Estonians of Kabardino-Balkaria Maintain Close Ties With Tallinn
By Paul Goble
Given Vladimir Putin’s aggressive rhetoric about the Baltic countries, Moscow and Tallinn do not maintain warm relations. Despite that, Estonia has close and growing ties with the 70 Estonians of Kabardino-Balkaria, a community that descends from ethnic Estonians who came to the North Caucasus in pre-Soviet times and that has maintained its language and ethnic identity.
Indeed, an increasing number of the members of that community are taking Estonian citizenship, either to be able to more easily visit the graves of their ancestors in their homeland or to travel abroad—Estonia, as a member of the European Union and the North Atlantic Treaty Organization (NATO), has visa-free travel with more than 130 countries, far more than the Russian Federation does. They are sending their children to camps and universities in Estonia. And they maintain a cultural center where many work to both recover or improve their Estonian and display their cultural heritage to other nations.
Such small diaspora communities exist in many parts of Russia, although the Estonian ones in the North Caucasus are among the most active. They seldom attract much attention—the only exception to the media silence about the Estonians in that region was in the early 1990s, when 170 Estonians were evacuated from Abkhazia during the fighting there. That makes any report on them especially valuable, particularly if it is as detailed as the article by Yuliya Bernikovskaya in the current issue of “Sovershenno-Sekretno” (Sovsekretno.ru, July 9).
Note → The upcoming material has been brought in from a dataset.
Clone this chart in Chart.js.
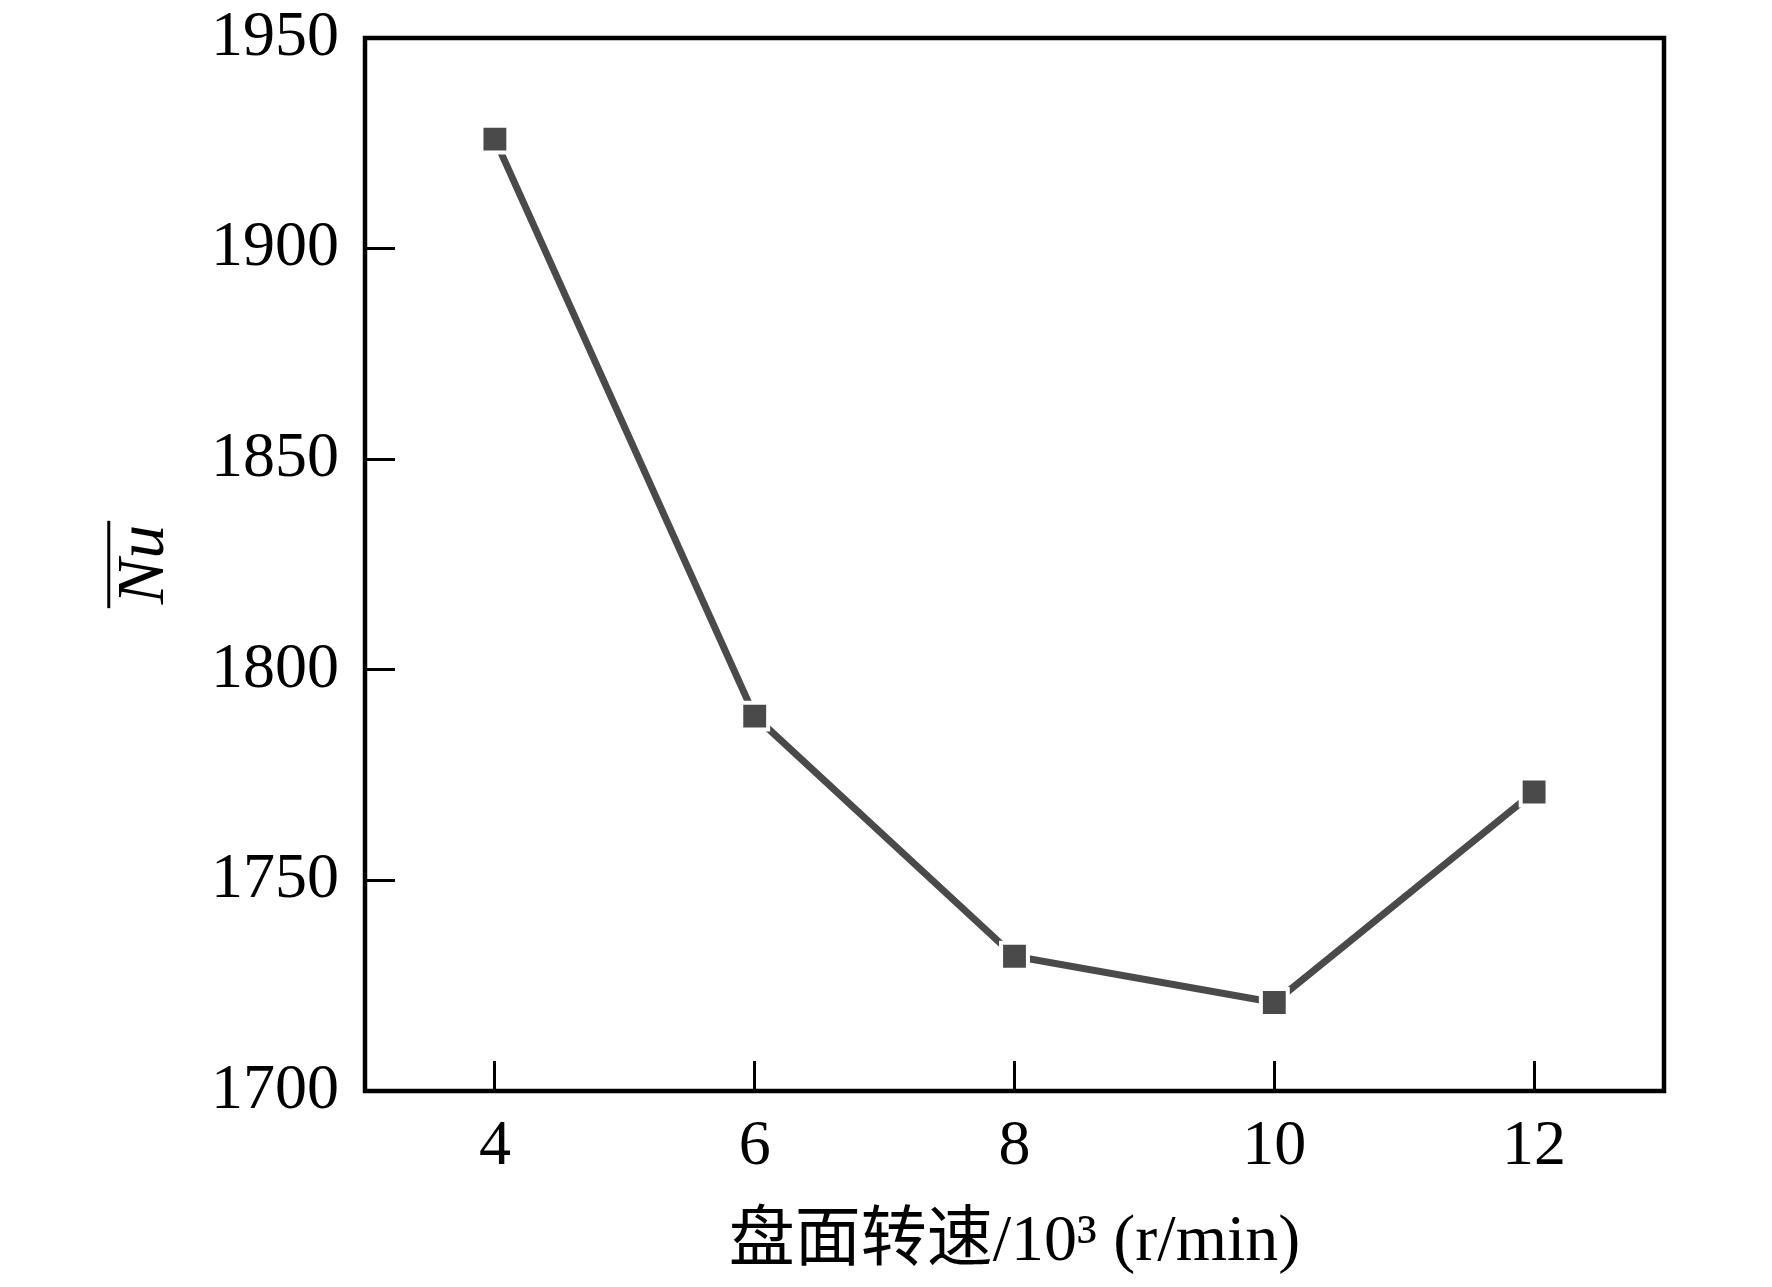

The Russian journalist attributes the vitality of this small community to five things: 1) the importance of the Estonian language for Estonians, 2) the programs Estonia has put in place for its compatriots abroad, 3) the efforts of the Estonian embassy in Moscow, 4) the tolerance, even support, of officials in Kabardino-Balkaria who have not opposed all these activities as their counterparts in other republics and regions of the Russian Federation might have done, and 5) the passionate commitment of a single Estonian woman:
· Compared to other nations, Estonians ascribe particular importance to their language, and they work to maintain it even when, as in the North Caucasus, there are no schools or other government institutions that support it. Former Estonian President Lennart Meri used to refer to his national language as “a secret code,” which had allowed Estonians to survive.
· The Estonian Republic has responded to this ethnic imperative with programs that offer summer language camps and free tuition to Estonians from Russia and other countries. It pays many travel expenses. And since the 1990s, it has offered dual citizenship to Estonians in Russia so that they can travel more freely to Estonia and the wider world.
· These efforts have been promoted by officers of the Estonian embassy in Moscow who regularly travel to Kabardino-Balkaria to make sure Estonians, citizens and non-citizens alike, know about these programs and can take advantage of them.
· Because the community is small, all this activity has been tolerated, even welcomed, by the Kabardino-Balkaria leadership as well as other peoples who view efforts by a small nation to maintain itself as something they can only benefit from.
· But none of these factors might have mattered had it not been for the remarkable efforts of one ethnic Estonian woman, Bernikovskaya suggests. Maret Romani, on her own, used newspaper advertisements to convince Estonians living there to declare themselves, create a cultural center, and link up with Estonia.
As a result, a group that might have been expected to assimilate is now a proud diaspora community—although given its size, Tallinn’s welcoming attitude and opportunities, and Moscow’s hostility, ever more of its members may choose not only to take Estonian citizenship but to move back to their homeland.